Mas não é esta a visão aberta, democrática e funcional que tem prevalecido na construção das redes que dão suporte ao DLBC. As redes são propositadamente confundidas com as lógicas associativas, instalam-se mecanismos de poder para perpetuar o domínio de alguns sobre muitos, retira-se aos membros a capacidade de se auto-organizarem e consolidam-se relações de poder baseadas no dinheiro e do direito de o distribuir.

Esta matéria está bem patente no processo interno da Rede DLBC Lisboa que paulatina e progressivamente foi adquirindo um perfil de associação dominada numa primeira fase por algumas organizações e numa segunda controlada por técnicos assalariados da própria instituição ou técnicos representantes de entidades dos órgãos sociais,

O debate e os resultados das sessões de trabalho em torno do modelo proposto pela Caixa de Mitos há mais de ano, quando o assunto se colocou ao núcleo de organizações que então participavam activamente na construção da Rede, foram progressivamente abafados e esquecidos. Através de pequenas objecções, sistemáticas, aparentemente inocentes, sobre este ou aquele domínio, foram remetendo para as calendas gregas as decisões sobre as áreas de auto-organização e foram introduzindo o seu modelo de paixão “o modelo da governação pelos técnicos”, modelo bem conhecido e bem representado em muitas das redes que funcionam de “cima para baixo”.

Será possível colocar debaixo da responsabilidade de grupos de associados todas as áreas assumidas na “Equipa Técnica” de forma individual? Claro que sim. Não há razão nenhuma para que os projectos, a animação territorial, a comunicação, a gestão financeira, etc não sejam geridos por grupos de associados, colectivamente e de forma colaborativa.

E, para além das áreas mais especializadas, a principal função de Animação da própria Rede poder ser desempenhada, de forma rotativa, por períodos até seis meses, por grupos de associados, auto-organizados para aquele efeito.

Outro modelo é possível e desejável.

Por isso a Caixa de Mitos se opôs ao modelo de recrutamento e de constituição da actual equipa técnica da Rede DLBC Lisboa.

Uma solução ideal, com um sistema hiperflexível, descentralizado e de base colaborativa também não seria compatível com a origem dos principais recursos financeiros que a Rede irá dispor nos próximos tempos. Mas seria desejável uma solução mista que desse sinal que uma nova abordagem ao sistema de governança estaria em curso. Mas na verdade não há nem sinais, nem intenções de o instalar.

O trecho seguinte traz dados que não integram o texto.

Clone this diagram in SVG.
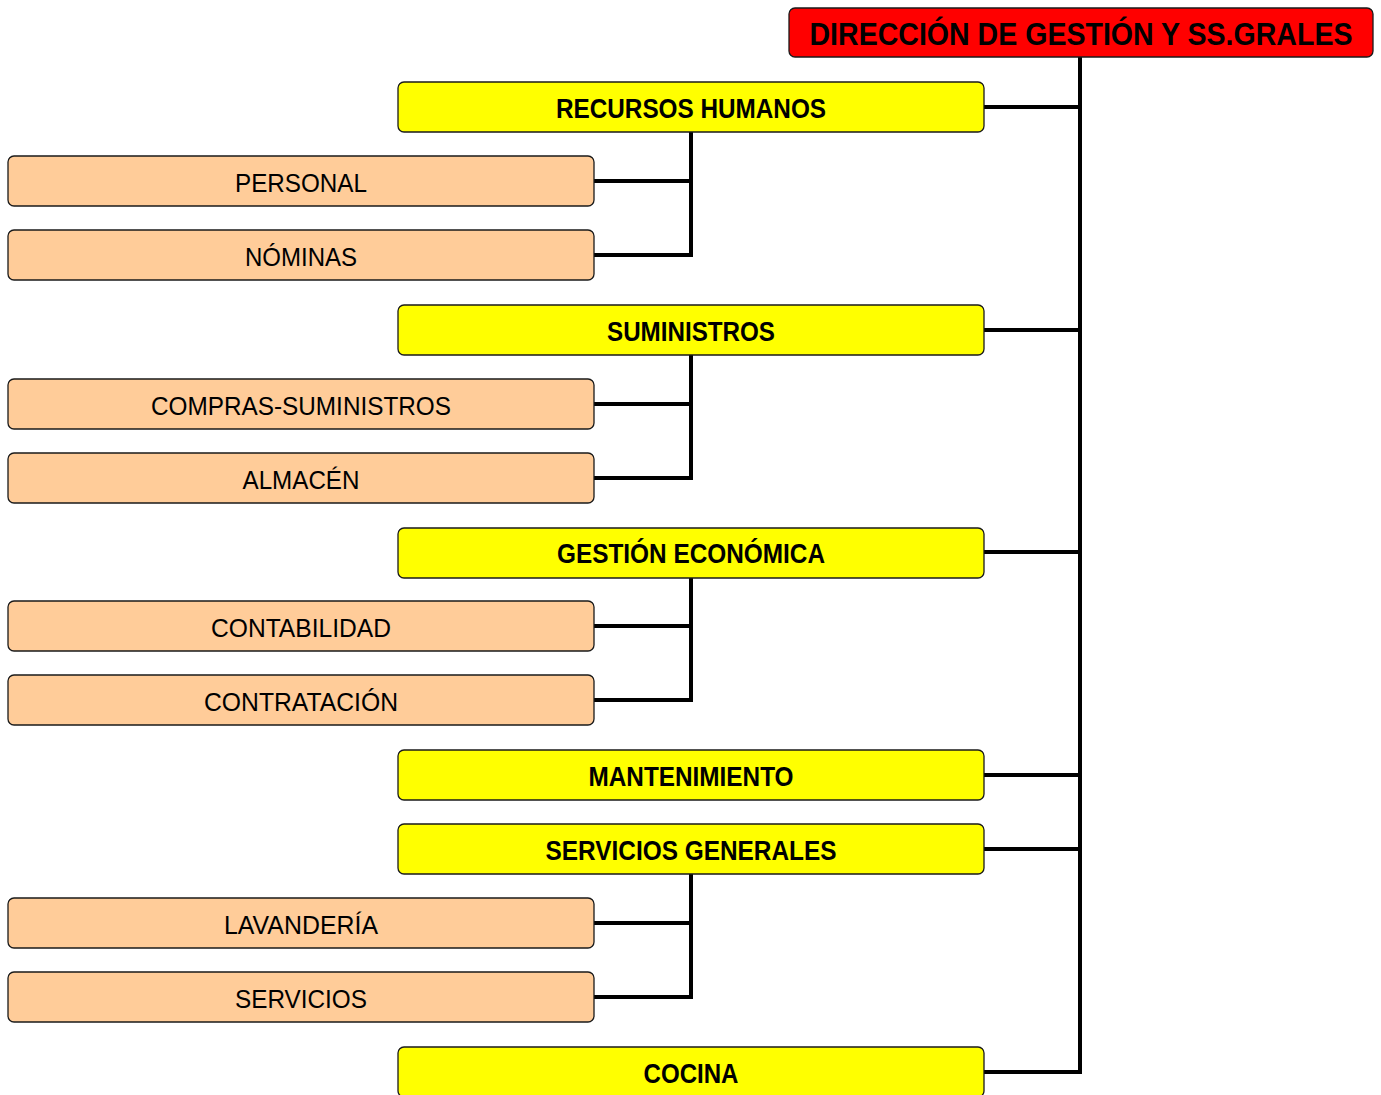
<svg xmlns="http://www.w3.org/2000/svg" width="1381" height="1095" viewBox="0 0 1381 1095">
<style>
.box{stroke:#1a1a1a;stroke-width:1.3}
.red{fill:#FF0000}
.yel{fill:#FFFF00}
.org{fill:#FFCC99}
text{font-family:"Liberation Sans",Arial,sans-serif;text-anchor:middle;fill:#000}
.t1{font-size:31px;font-weight:bold}
.t2{font-size:27px;font-weight:bold}
.t3{font-size:25px}
.c{stroke:#000;stroke-width:4;fill:none}
</style>
<rect width="1381" height="1095" fill="#fff"/>
<g id="connectors">
<path class="c" d="M1080,57 V1072"/>
<path class="c" d="M984,107 H1082 M984,330 H1082 M984,552 H1082 M984,775 H1082 M984,849 H1082 M984,1072 H1082"/>
<path class="c" d="M691,132 V255 M594,181 H693 M594,255 H693"/>
<path class="c" d="M691,355 V478 M594,404 H693 M594,478 H693"/>
<path class="c" d="M691,578 V700 M594,626 H693 M594,700 H693"/>
<path class="c" d="M691,874 V997 M594,923 H693 M594,997 H693"/>
</g>
<g id="n-direccion"><rect class="box red" x="789" y="8" width="584" height="49" rx="6"/><text class="t1" x="1081" y="45" textLength="543" lengthAdjust="spacingAndGlyphs">DIRECCIÓN DE GESTIÓN Y SS.GRALES</text></g>
<g id="n-rrhh"><rect class="box yel" x="398" y="82" width="586" height="50" rx="6"/><text class="t2" x="691" y="118" textLength="270" lengthAdjust="spacingAndGlyphs">RECURSOS HUMANOS</text></g>
<g id="n-personal"><rect class="box org" x="8" y="156" width="586" height="50" rx="6"/><text class="t3" x="301" y="192" textLength="132" lengthAdjust="spacingAndGlyphs">PERSONAL</text></g>
<g id="n-nominas"><rect class="box org" x="8" y="230" width="586" height="50" rx="6"/><text class="t3" x="301" y="266" textLength="112" lengthAdjust="spacingAndGlyphs">NÓMINAS</text></g>
<g id="n-suministros"><rect class="box yel" x="398" y="305" width="586" height="50" rx="6"/><text class="t2" x="691" y="341" textLength="168" lengthAdjust="spacingAndGlyphs">SUMINISTROS</text></g>
<g id="n-compras"><rect class="box org" x="8" y="379" width="586" height="50" rx="6"/><text class="t3" x="301" y="415" textLength="300" lengthAdjust="spacingAndGlyphs">COMPRAS-SUMINISTROS</text></g>
<g id="n-almacen"><rect class="box org" x="8" y="453" width="586" height="50" rx="6"/><text class="t3" x="301" y="489" textLength="117" lengthAdjust="spacingAndGlyphs">ALMACÉN</text></g>
<g id="n-gestion"><rect class="box yel" x="398" y="528" width="586" height="50" rx="6"/><text class="t2" x="691" y="563" textLength="268" lengthAdjust="spacingAndGlyphs">GESTIÓN ECONÓMICA</text></g>
<g id="n-contabilidad"><rect class="box org" x="8" y="601" width="586" height="50" rx="6"/><text class="t3" x="301" y="637" textLength="180" lengthAdjust="spacingAndGlyphs">CONTABILIDAD</text></g>
<g id="n-contratacion"><rect class="box org" x="8" y="675" width="586" height="50" rx="6"/><text class="t3" x="301" y="711" textLength="194" lengthAdjust="spacingAndGlyphs">CONTRATACIÓN</text></g>
<g id="n-mantenimiento"><rect class="box yel" x="398" y="750" width="586" height="50" rx="6"/><text class="t2" x="691" y="786" textLength="205" lengthAdjust="spacingAndGlyphs">MANTENIMIENTO</text></g>
<g id="n-servgen"><rect class="box yel" x="398" y="824" width="586" height="50" rx="6"/><text class="t2" x="691" y="860" textLength="291" lengthAdjust="spacingAndGlyphs">SERVICIOS GENERALES</text></g>
<g id="n-lavanderia"><rect class="box org" x="8" y="898" width="586" height="50" rx="6"/><text class="t3" x="301" y="934" textLength="154" lengthAdjust="spacingAndGlyphs">LAVANDERÍA</text></g>
<g id="n-servicios"><rect class="box org" x="8" y="972" width="586" height="50" rx="6"/><text class="t3" x="301" y="1008" textLength="132" lengthAdjust="spacingAndGlyphs">SERVICIOS</text></g>
<g id="n-cocina"><rect class="box yel" x="398" y="1047" width="586" height="50" rx="6"/><text class="t2" x="691" y="1083" textLength="95" lengthAdjust="spacingAndGlyphs">COCINA</text></g>
</svg>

Não é por acaso que a Rede DLBC Lisboa surge no esquema explicativo da Câmara Municipal de Lisboa na apresentação da estratégia BIP-ZIP nas Boas Práticas URBACT como uma ferramenta da Câmara e como apêndice num sistema de governação liderado, não pelas organizações que dinamizam o BIP – ZIP mas antes pela própria Equipa Técnica da Câmara.

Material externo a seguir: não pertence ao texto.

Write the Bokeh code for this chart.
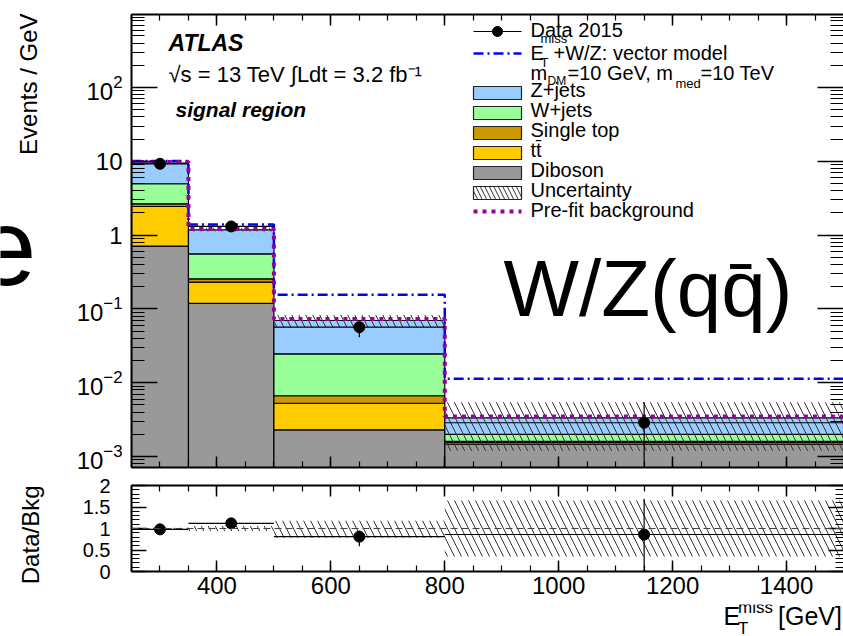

Será difícil perceber que se impõe uma Assembleia das Organizações que dinamizam projectos BIP-ZIP com poderes sobre o Programa? E responsabilizar essas organizações pelas metas do desenvolvimento sustentável no território e não apenas no âmbito restricto da sua área de intervenção?

Não é uma questão fácil de gerir, mas é possível e desejável ir mais longe. Nas opções a tomar neste domínio há inegavelmente muitos riscos.

O pior é nem sequer os equacionar e fingir que se está a mudar, a mexer, para que tudo fique na mesma.